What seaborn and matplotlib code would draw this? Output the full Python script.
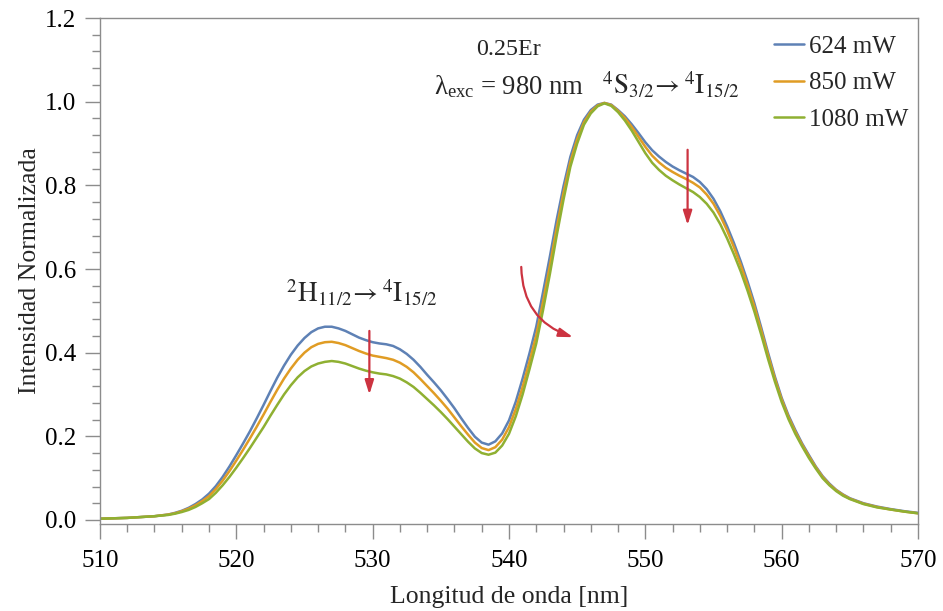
import numpy as np
import pandas as pd
import matplotlib
matplotlib.use("Agg")
import matplotlib.pyplot as plt
from matplotlib.ticker import MultipleLocator, FormatStrFormatter
import seaborn as sns

# Wavelength grid [nm]: 1 nm in the tails, 0.5 nm across the emission bands
wavelength = ([510, 511, 512, 513, 514, 515]
              + [515.5 + 0.5 * i for i in range(100)]
              + [566, 567, 568, 569, 570])

# Normalized upconversion emission for each pump power
int_624 = [0.003, 0.004, 0.005, 0.007, 0.009, 0.013,
           0.017, 0.022, 0.029, 0.038, 0.049, 0.063, 0.081, 0.103, 0.128, 0.155,
           0.183, 0.212, 0.243, 0.275, 0.308, 0.340, 0.369, 0.395, 0.417, 0.435,
           0.449, 0.458, 0.462, 0.462, 0.458, 0.452, 0.444, 0.436, 0.430, 0.425,
           0.422, 0.420, 0.416, 0.408, 0.397, 0.383, 0.366, 0.347, 0.329, 0.310,
           0.289, 0.267, 0.243, 0.220, 0.199, 0.185, 0.180, 0.188, 0.207, 0.238,
           0.283, 0.338, 0.398, 0.462, 0.545, 0.630, 0.718, 0.798, 0.868, 0.920,
           0.957, 0.980, 0.993, 0.997, 0.993, 0.980, 0.965, 0.946, 0.925, 0.903,
           0.884, 0.869, 0.856, 0.845, 0.836, 0.828, 0.820, 0.808, 0.791, 0.768,
           0.738, 0.702, 0.662, 0.618, 0.570, 0.518, 0.460, 0.400, 0.343, 0.292,
           0.250, 0.215, 0.183, 0.155, 0.128, 0.105, 0.087, 0.072, 0.061, 0.052,
           0.040, 0.032, 0.026, 0.021, 0.017]

int_850 = [0.003, 0.004, 0.005, 0.007, 0.009, 0.013,
           0.016, 0.021, 0.027, 0.035, 0.045, 0.057, 0.074, 0.094, 0.117, 0.142,
           0.168, 0.195, 0.223, 0.252, 0.282, 0.311, 0.338, 0.362, 0.383, 0.400,
           0.413, 0.421, 0.425, 0.426, 0.423, 0.418, 0.411, 0.404, 0.398, 0.393,
           0.390, 0.387, 0.383, 0.376, 0.366, 0.353, 0.337, 0.320, 0.303, 0.285,
           0.266, 0.245, 0.224, 0.204, 0.185, 0.172, 0.167, 0.174, 0.192, 0.222,
           0.265, 0.318, 0.378, 0.441, 0.522, 0.608, 0.698, 0.782, 0.856, 0.910,
           0.951, 0.976, 0.991, 0.997, 0.992, 0.978, 0.961, 0.940, 0.916, 0.892,
           0.871, 0.855, 0.842, 0.832, 0.823, 0.815, 0.806, 0.795, 0.778, 0.756,
           0.727, 0.692, 0.652, 0.609, 0.561, 0.510, 0.453, 0.394, 0.338, 0.288,
           0.246, 0.211, 0.180, 0.152, 0.126, 0.103, 0.085, 0.071, 0.060, 0.051,
           0.039, 0.031, 0.025, 0.020, 0.016]

int_1080 = [0.003, 0.004, 0.005, 0.007, 0.009, 0.012,
            0.015, 0.019, 0.024, 0.031, 0.040, 0.050, 0.065, 0.083, 0.103, 0.125,
            0.148, 0.172, 0.197, 0.222, 0.249, 0.275, 0.300, 0.322, 0.341, 0.356,
            0.367, 0.374, 0.378, 0.380, 0.378, 0.374, 0.368, 0.362, 0.357, 0.353,
            0.350, 0.348, 0.344, 0.338, 0.329, 0.318, 0.304, 0.289, 0.274, 0.258,
            0.241, 0.223, 0.205, 0.187, 0.171, 0.160, 0.156, 0.161, 0.178, 0.206,
            0.248, 0.300, 0.360, 0.422, 0.502, 0.588, 0.680, 0.766, 0.844, 0.900,
            0.945, 0.972, 0.989, 0.996, 0.990, 0.975, 0.955, 0.931, 0.904, 0.877,
            0.854, 0.837, 0.823, 0.812, 0.802, 0.793, 0.784, 0.772, 0.756, 0.735,
            0.707, 0.673, 0.635, 0.594, 0.548, 0.498, 0.443, 0.385, 0.331, 0.282,
            0.241, 0.206, 0.176, 0.148, 0.123, 0.100, 0.083, 0.069, 0.058, 0.050,
            0.038, 0.030, 0.025, 0.020, 0.016]

powers = ["624 mW", "850 mW", "1080 mW"]
colors = ["#5E81B5", "#E09C24", "#8FB032"]
arrow_color = "#CC3340"

df = pd.concat([
    pd.DataFrame({"wl": wavelength, "I": vals, "Potencia": p})
    for p, vals in zip(powers, [int_624, int_850, int_1080])
])

sns.set_theme(style="ticks")
plt.rcParams["font.family"] = ["Liberation Serif", "DejaVu Serif"]
plt.rcParams["mathtext.fontset"] = "stix"

fig = plt.figure(figsize=(9.43, 6.11), dpi=100)
ax = fig.add_axes([0.106, 0.1424, 0.8675, 0.8281])

sns.lineplot(data=df, x="wl", y="I", hue="Potencia", hue_order=powers,
             palette=colors, linewidth=1.8, ax=ax)

ax.set_xlim(510, 570)
ax.set_ylim(-0.0096, 1.2)
ax.xaxis.set_major_locator(MultipleLocator(10))
ax.xaxis.set_minor_locator(MultipleLocator(2))
ax.yaxis.set_major_locator(MultipleLocator(0.2))
ax.yaxis.set_minor_locator(MultipleLocator(0.04))
ax.yaxis.set_major_formatter(FormatStrFormatter("%.1f"))

spine_col = "#8C8C8C"
for s in ax.spines.values():
    s.set_color(spine_col)
    s.set_linewidth(1.0)
ax.tick_params(which="major", direction="out", length=11, width=1.0,
               color=spine_col, labelsize=18, labelcolor="black", pad=6)
ax.tick_params(axis="x", which="major", pad=8)
ax.tick_params(which="minor", direction="out", length=6, width=1.0,
               color=spine_col)

ax.set_xlabel("Longitud de onda [nm]", fontsize=18.5, labelpad=10)
ax.set_ylabel("Intensidad Normalizada", fontsize=18.5, labelpad=3)

leg = ax.legend(loc="upper right", bbox_to_anchor=(1.0, 0.985), frameon=False,
                fontsize=18, handlelength=1.17, handletextpad=0.2,
                labelspacing=0.55, borderaxespad=0.0)
for line in leg.get_lines():
    line.set_linewidth(1.8)

# Sample and excitation annotations
ax.text(540.0, 1.112, "0.25Er", ha="center", va="baseline", fontsize=17.3)
ax.text(540.0, 1.018, r"$\mathregular{λ_{exc}}$ = 980 nm", ha="center",
        va="baseline", fontsize=19.2)
ax.text(546.8, 1.017, r"$^{4}\mathrm{S}_{3/2}\!\rightarrow{}^{4}\mathrm{I}_{15/2}$",
        ha="left", va="baseline", fontsize=19.5)
ax.text(529.2, 0.519, r"$^{2}\mathrm{H}_{11/2}\!\rightarrow{}^{4}\mathrm{I}_{15/2}$",
        ha="center", va="baseline", fontsize=19.5)

# Arrows showing the trend with increasing pump power
arrow_kw = dict(arrowstyle="-|>,head_length=0.7,head_width=0.22",
                color=arrow_color, lw=1.6, shrinkA=0, shrinkB=0)
ax.annotate("", xy=(529.76, 0.300), xytext=(529.76, 0.452), arrowprops=arrow_kw)
ax.annotate("", xy=(553.1, 0.705), xytext=(553.1, 0.885), arrowprops=arrow_kw)
ax.annotate("", xy=(544.7, 0.437), xytext=(540.9, 0.605),
            arrowprops=dict(arrow_kw, connectionstyle="arc3,rad=0.35"))

fig.savefig("out.png", dpi=100)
+===+
◆ **PROBLEM STATEMENT**:
Pull out all lines of the data with the string "matplotlib".

◆ **TASK SOLUTION**:
What seaborn and matplotlib code would draw this? Output the full Python script.
import matplotlib
matplotlib.use("Agg")
import matplotlib.pyplot as plt
from matplotlib.ticker import MultipleLocator, FormatStrFormatter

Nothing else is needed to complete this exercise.